A personal health insurance policy addresses that gap, and it comes with a direct income tax benefit.
Premiums paid for health insurance qualify for deduction under Section 80D of the Income Tax Act. This deduction is available only under the old tax regime. If you have opted for the new regime, you cannot claim it.
You can claim:
- Up to Rs 25,000 per year for health insurance covering yourself, your spouse, and dependent children
- An additional Rs 25,000 for premiums paid towards your parents’ health insurance
- If your parents are senior citizens aged 60 or above, this additional limit increases to Rs 50,000
That means a total Section 80D deduction of up to Rs 75,000 is possible in a single financial year, provided your parents are senior citizens.

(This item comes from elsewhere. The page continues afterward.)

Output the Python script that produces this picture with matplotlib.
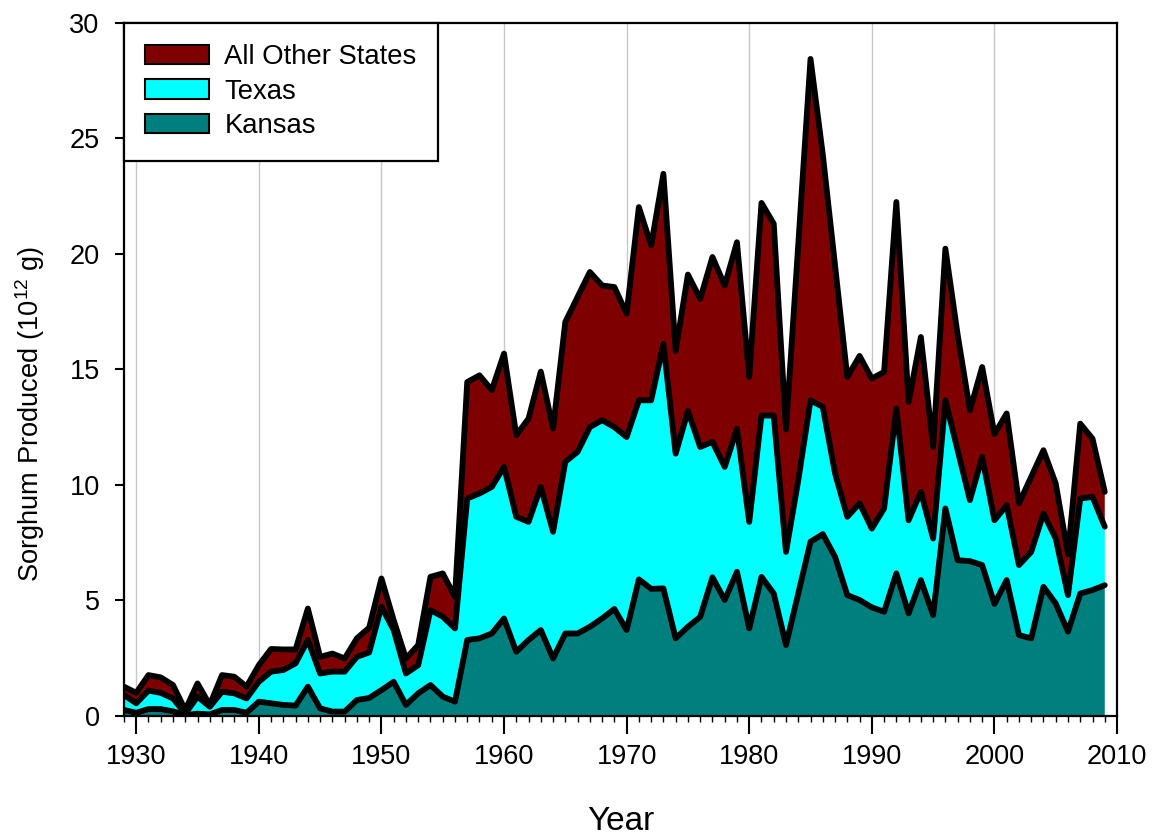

Buying health insurance in your mid-20s is cheaper than waiting. Premiums rise with age, and pre-existing conditions you develop later can complicate coverage. Starting early locks in lower premiums and better terms.
HRA Benefit for Employees Living on Rent
If you live in rented accommodation, the HRA exemption under Section 10(13A) of the Income Tax Act is one of the most valuable tax benefits available to salaried employees.
The exemption is calculated as the lowest of the following three amounts:
- Actual HRA received from your employer
- Rent paid minus 10% of basic salary
- 50% of basic salary for metro cities (Mumbai, Delhi, Chennai, Kolkata) or 40% for non-metro cities
This exemption is only available under the old tax regime. If you opt for the new regime, you cannot claim HRA exemption.
One compliance point worth noting: if your annual rent exceeds Rs 1 lakh, you must submit your landlord’s PAN details to your employer. Keep your rent receipts and rental agreement handy as documentary proof.
Simple Example of Tax Planning
Say your annual gross salary is Rs 8 lakh. Here is a simple tax-saving plan under the old regime:
- ELSS investment: Rs 60,000
- EPF contribution (yours): Rs 40,000
- Health insurance premium: Rs 20,000
Total deductions: Rs 1,20,000
After applying these deductions plus the Rs 50,000 standard deduction, your taxable income drops to Rs 6,30,000 — a meaningful reduction compared to paying tax on the full Rs 8 lakh.
As your salary grows, layer in the National Pension System (NPS) under Section 80CCD(1B), which gives an additional Rs 50,000 deduction over and above the Rs 1.5 lakh Section 80C limit.
Common Tax Planning Mistakes
First-time salaried employees tend to repeat the same set of errors. Recognizing them early helps you avoid them.
Waiting until March: Planning in the last month of the financial year leaves no room for good decisions. Investment choices made in a rush rarely align with your actual financial goals.
Buying insurance only to save tax: Insurance exists to protect you financially, not to reduce your tax bill. Buying a ULIP or endowment plan purely for Section 80C is rarely a sound move. A term plan is far cheaper and offers significantly higher coverage.
Ignoring the new tax regime: Many employees default to the old regime without comparing the two. Always calculate your liability under both options before deciding.
Not keeping tax documents: Scrambling for receipts at filing time is avoidable stress. Maintain a simple folder, physical or digital, with all relevant documents through the year.
Important Tax Documents
When you sit down to file your income tax return, keep these documents ready:
- Form 16: Issued by your employer, summarizing your salary income and TDS deducted
- Investment proof receipts
- Bank account statements
- Insurance premium payment receipts
You can cross-verify your TDS through Form 26AS and the Annual Information Statement (AIS) on the official Income Tax Department portal at incometax.gov.in.
Final Thoughts
Your first job is the best time to build strong financial habits. Income tax planning is not complicated once you know the framework, and you do not need to be a finance expert to start.
Understand your salary structure. Compare both regimes with your actual numbers. Make well-chosen investments through the year instead of scrambling in March. Keep your documents in order.
Tax saved early is money that has more time to grow. Start now.